• _EXERCISE INSTRUCTIONS_
Only the lines from the one with "Emit a Python" to the one with "plt.rcParams['font.family'] = ['Liberation", both included, should be output, without any images.

• _INPUT FOR THIS TASK_
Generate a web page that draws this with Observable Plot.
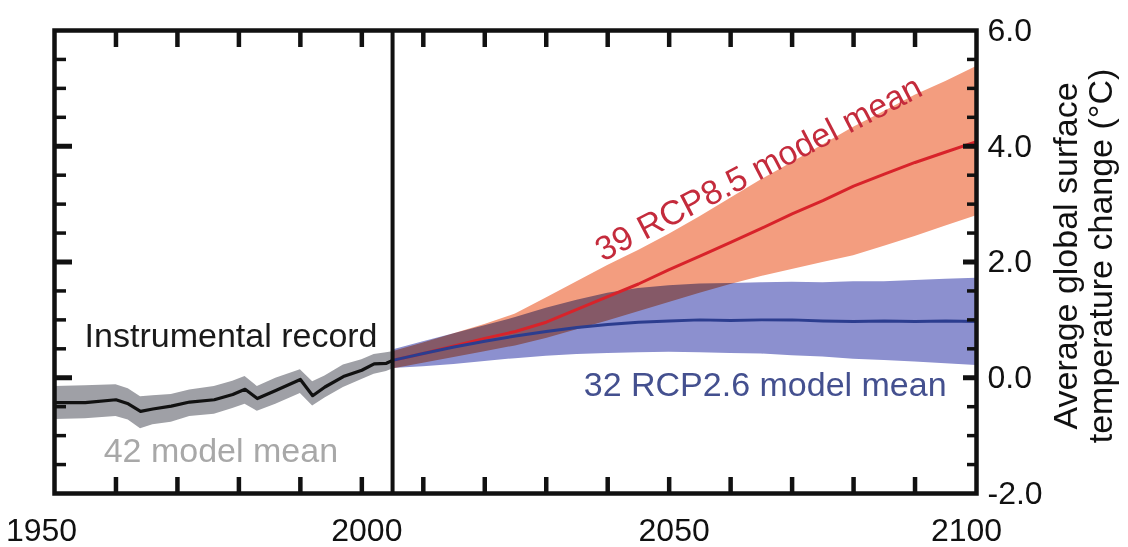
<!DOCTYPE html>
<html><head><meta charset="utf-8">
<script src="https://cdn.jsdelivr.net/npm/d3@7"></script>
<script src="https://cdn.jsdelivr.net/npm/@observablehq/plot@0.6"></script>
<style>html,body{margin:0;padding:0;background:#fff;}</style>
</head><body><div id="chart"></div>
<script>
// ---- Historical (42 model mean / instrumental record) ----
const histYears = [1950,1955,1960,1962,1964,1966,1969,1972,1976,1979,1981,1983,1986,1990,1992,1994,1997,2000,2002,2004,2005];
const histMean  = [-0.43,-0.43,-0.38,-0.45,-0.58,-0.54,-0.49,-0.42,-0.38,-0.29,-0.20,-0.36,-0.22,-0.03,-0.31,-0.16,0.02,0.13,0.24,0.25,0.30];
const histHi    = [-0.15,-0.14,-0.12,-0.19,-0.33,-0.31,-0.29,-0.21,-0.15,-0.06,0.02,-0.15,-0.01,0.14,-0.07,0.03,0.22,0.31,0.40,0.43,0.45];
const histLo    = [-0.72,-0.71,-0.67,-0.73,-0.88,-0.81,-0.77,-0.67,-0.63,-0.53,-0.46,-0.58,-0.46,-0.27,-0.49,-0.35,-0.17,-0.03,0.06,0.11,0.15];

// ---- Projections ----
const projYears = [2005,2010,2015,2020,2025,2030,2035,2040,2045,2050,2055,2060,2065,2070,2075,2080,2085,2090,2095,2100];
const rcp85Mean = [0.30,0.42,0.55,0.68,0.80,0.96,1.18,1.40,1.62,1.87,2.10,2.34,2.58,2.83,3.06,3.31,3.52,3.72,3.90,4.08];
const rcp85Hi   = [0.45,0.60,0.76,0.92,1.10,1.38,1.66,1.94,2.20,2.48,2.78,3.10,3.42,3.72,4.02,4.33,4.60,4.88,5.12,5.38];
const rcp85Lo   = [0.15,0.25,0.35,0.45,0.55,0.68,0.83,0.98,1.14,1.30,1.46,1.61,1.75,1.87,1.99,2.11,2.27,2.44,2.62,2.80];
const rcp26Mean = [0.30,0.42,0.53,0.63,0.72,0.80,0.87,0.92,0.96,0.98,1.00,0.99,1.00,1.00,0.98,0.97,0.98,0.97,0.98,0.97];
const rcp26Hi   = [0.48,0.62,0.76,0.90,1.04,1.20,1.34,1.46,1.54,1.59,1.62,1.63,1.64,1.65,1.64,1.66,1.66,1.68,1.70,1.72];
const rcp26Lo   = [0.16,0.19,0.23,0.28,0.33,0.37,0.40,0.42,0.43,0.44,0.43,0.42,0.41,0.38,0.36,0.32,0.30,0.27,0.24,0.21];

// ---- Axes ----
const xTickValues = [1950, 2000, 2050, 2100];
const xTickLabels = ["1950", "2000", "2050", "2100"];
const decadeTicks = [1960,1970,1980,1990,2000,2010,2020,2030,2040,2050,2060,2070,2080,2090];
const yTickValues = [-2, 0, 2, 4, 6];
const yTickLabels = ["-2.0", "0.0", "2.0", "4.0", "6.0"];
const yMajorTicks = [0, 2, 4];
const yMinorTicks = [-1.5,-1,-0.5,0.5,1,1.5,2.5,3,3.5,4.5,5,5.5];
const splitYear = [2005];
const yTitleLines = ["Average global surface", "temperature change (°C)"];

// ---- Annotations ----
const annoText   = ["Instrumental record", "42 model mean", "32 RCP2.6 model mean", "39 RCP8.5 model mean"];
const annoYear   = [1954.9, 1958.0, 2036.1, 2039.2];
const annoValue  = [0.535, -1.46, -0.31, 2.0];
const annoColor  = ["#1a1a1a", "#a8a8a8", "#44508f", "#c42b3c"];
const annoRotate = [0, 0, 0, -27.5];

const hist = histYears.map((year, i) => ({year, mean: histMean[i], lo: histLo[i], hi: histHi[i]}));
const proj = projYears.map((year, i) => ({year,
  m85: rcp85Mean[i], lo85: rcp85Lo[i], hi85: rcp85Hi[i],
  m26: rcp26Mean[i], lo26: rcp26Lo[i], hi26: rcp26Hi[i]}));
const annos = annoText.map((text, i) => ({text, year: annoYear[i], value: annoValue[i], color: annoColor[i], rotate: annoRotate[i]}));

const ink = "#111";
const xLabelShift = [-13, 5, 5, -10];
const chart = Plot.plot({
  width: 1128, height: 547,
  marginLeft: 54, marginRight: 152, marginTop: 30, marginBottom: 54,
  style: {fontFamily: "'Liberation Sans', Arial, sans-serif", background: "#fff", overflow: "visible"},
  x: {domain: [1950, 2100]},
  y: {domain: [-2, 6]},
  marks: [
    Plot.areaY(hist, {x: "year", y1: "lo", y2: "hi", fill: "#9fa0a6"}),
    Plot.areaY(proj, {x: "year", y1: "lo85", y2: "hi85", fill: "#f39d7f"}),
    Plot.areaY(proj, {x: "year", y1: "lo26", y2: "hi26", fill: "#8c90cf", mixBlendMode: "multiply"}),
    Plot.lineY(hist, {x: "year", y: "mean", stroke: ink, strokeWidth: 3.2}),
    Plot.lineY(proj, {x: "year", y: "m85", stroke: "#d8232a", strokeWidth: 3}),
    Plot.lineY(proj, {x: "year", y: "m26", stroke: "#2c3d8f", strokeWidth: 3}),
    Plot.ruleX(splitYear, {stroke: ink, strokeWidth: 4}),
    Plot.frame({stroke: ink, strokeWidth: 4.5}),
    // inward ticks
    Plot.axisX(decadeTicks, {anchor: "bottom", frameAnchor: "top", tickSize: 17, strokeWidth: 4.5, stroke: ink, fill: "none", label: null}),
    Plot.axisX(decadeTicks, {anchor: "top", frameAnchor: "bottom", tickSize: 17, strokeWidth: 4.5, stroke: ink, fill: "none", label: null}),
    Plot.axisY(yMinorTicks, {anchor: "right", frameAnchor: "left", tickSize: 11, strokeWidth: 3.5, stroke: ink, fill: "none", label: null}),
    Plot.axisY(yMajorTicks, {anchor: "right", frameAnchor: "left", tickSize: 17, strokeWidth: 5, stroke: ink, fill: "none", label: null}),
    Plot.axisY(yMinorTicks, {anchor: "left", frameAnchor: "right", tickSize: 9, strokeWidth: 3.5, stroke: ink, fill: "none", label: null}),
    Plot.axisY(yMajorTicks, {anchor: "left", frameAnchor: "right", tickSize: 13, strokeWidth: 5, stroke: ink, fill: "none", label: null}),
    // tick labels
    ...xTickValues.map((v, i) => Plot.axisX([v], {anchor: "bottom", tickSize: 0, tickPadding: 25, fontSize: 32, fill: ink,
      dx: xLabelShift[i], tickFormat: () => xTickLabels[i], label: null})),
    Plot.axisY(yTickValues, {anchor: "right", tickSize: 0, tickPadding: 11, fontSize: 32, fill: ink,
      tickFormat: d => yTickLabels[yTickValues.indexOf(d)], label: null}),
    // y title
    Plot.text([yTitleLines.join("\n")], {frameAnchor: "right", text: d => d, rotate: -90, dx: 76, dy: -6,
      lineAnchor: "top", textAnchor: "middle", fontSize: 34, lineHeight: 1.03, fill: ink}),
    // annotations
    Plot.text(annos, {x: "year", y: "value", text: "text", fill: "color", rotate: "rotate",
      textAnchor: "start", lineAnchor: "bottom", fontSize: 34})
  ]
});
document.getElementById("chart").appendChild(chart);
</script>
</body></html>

==

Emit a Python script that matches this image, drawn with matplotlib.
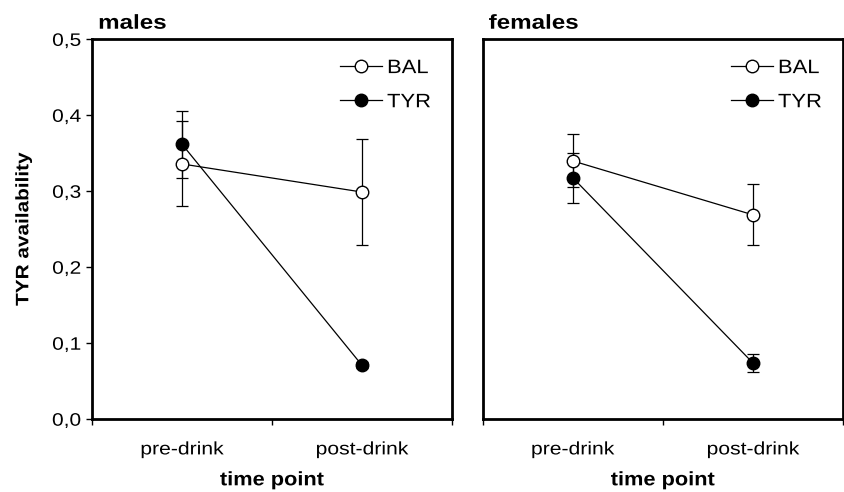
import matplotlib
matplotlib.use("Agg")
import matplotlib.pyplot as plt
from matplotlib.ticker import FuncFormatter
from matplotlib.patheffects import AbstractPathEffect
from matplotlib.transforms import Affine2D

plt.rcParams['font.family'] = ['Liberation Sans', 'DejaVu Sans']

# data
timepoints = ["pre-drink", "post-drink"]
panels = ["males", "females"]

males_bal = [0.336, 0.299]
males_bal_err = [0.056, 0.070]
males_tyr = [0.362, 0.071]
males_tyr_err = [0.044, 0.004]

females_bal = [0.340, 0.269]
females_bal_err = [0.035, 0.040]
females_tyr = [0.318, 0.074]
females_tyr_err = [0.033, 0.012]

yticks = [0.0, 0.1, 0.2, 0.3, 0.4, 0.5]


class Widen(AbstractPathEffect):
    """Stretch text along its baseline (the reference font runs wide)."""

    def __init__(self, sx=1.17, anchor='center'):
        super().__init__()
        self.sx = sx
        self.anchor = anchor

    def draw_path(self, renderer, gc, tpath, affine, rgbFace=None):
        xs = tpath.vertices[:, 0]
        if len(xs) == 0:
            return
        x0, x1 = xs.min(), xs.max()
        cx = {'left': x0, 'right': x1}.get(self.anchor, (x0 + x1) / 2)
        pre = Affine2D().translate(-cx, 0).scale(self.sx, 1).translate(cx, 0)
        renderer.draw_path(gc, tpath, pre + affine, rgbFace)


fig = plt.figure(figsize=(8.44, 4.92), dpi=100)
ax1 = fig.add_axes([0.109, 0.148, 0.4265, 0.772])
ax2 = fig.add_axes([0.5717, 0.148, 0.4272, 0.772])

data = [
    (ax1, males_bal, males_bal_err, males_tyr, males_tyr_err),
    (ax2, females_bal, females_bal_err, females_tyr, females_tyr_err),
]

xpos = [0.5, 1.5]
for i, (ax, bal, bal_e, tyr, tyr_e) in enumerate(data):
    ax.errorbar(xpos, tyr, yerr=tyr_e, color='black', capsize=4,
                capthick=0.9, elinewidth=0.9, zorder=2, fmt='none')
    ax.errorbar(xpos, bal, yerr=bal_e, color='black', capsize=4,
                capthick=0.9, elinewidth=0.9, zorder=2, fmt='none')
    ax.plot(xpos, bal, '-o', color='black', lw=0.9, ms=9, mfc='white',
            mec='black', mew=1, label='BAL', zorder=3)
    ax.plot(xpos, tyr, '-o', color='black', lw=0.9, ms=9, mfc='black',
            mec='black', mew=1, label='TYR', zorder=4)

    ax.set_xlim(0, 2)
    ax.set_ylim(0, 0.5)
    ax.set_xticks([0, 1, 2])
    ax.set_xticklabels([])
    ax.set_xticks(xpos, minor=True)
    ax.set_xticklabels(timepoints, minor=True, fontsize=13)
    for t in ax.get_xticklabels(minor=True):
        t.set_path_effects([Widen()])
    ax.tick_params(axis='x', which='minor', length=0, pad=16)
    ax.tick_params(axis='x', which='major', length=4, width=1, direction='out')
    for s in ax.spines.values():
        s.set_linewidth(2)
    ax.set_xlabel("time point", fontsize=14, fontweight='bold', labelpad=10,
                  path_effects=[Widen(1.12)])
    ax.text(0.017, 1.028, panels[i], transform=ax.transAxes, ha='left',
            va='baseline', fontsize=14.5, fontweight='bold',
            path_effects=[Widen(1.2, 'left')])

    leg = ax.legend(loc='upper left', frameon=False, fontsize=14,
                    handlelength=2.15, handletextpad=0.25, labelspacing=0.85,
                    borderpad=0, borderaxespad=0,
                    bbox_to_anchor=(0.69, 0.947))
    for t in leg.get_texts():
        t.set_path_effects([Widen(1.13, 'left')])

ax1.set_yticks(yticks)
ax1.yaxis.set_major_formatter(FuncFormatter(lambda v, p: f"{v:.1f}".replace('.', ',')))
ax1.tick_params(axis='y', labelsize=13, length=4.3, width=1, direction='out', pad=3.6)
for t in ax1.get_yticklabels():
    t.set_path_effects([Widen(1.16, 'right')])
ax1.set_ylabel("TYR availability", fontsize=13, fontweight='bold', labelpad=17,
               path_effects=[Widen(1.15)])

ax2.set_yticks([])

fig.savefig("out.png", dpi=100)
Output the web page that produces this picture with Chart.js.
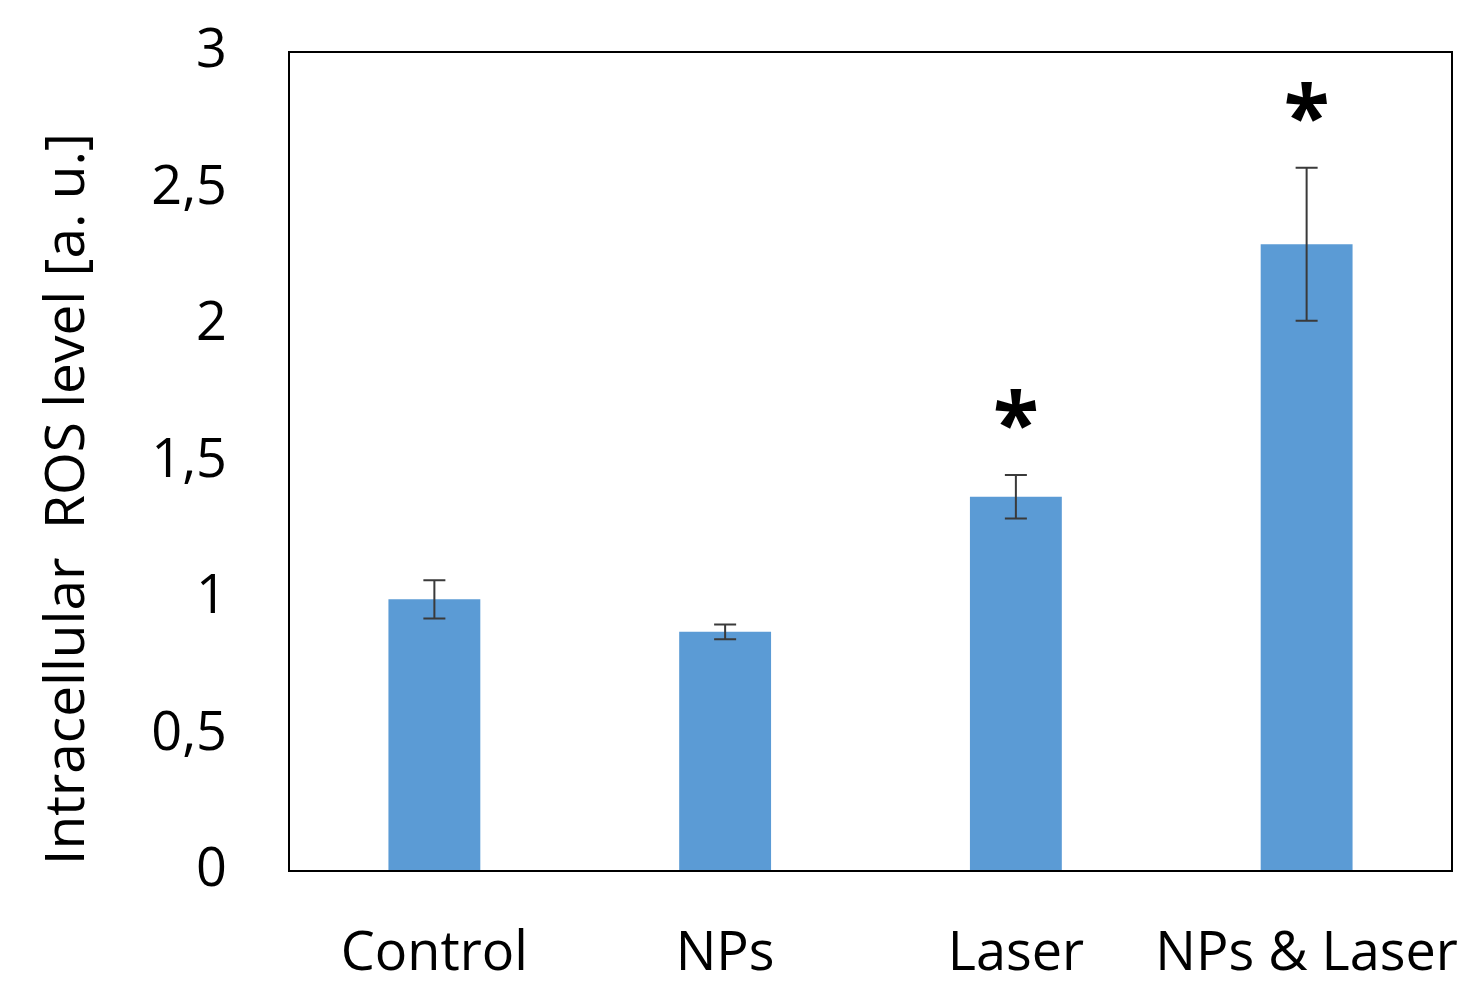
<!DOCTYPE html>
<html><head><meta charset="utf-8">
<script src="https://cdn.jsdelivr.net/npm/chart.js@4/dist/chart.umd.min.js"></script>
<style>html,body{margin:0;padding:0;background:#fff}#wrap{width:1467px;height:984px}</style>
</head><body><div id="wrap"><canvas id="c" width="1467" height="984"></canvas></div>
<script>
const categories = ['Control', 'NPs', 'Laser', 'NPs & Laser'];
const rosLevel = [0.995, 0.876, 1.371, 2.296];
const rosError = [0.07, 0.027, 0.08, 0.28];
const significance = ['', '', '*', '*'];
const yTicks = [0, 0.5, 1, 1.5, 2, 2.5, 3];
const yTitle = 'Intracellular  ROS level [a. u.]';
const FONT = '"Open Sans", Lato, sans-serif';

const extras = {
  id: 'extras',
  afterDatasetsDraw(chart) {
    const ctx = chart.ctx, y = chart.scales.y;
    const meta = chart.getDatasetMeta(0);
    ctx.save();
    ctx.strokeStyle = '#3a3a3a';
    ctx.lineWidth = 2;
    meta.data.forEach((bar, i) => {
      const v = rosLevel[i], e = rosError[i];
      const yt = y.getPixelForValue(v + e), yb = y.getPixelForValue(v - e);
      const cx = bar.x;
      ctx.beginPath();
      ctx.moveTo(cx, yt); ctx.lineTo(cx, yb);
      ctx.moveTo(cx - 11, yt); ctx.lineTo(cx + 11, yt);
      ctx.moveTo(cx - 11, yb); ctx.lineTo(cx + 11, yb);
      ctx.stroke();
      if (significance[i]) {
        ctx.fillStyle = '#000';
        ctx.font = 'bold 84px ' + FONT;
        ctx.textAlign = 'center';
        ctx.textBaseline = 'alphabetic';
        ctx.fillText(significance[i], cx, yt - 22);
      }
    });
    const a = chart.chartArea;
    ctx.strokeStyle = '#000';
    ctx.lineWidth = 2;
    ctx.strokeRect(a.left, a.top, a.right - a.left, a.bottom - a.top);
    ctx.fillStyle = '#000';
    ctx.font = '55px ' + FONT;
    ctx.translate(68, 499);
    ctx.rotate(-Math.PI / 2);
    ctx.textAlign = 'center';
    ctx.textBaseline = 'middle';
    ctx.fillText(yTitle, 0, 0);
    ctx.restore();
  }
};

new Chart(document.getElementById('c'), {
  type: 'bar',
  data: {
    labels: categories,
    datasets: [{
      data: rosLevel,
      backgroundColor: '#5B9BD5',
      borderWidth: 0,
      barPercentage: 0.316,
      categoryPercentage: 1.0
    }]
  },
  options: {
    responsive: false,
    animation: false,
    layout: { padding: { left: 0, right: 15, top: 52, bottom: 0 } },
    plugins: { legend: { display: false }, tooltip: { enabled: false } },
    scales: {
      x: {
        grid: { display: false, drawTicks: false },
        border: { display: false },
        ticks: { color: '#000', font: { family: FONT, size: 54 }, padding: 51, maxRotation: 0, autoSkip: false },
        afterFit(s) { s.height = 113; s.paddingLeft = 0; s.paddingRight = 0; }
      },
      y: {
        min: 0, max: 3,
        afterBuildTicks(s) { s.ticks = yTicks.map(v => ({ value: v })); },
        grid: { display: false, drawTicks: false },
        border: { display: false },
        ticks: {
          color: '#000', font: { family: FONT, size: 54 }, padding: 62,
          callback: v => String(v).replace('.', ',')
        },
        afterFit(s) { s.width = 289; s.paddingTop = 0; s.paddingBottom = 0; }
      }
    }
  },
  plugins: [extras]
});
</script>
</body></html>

* * *

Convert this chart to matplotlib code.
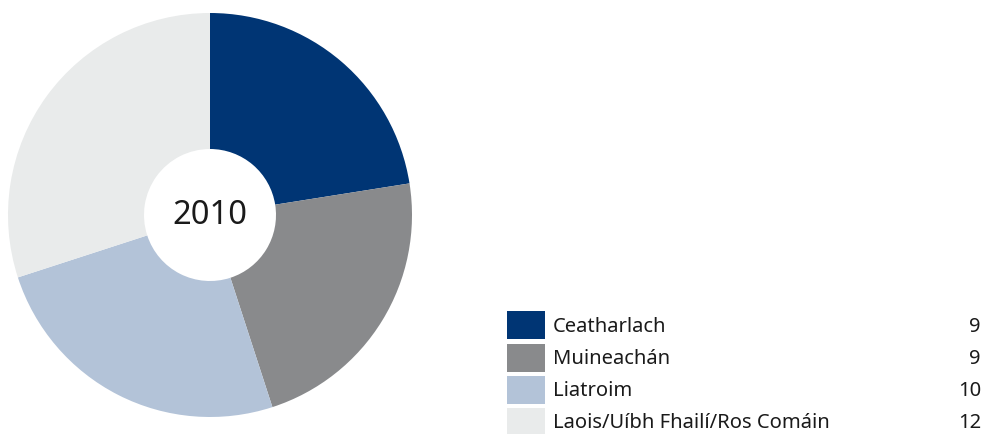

• _OUTPUT FOR THIS EXERCISE_
Emit a Python script that matches this image, drawn with matplotlib.
import matplotlib
matplotlib.use("Agg")
import matplotlib.pyplot as plt
from matplotlib.ticker import FuncFormatter
from matplotlib.patheffects import AbstractPathEffect
from matplotlib.transforms import Affine2D

plt.rcParams['font.family'] = ['Liberation Sans', 'DejaVu Sans']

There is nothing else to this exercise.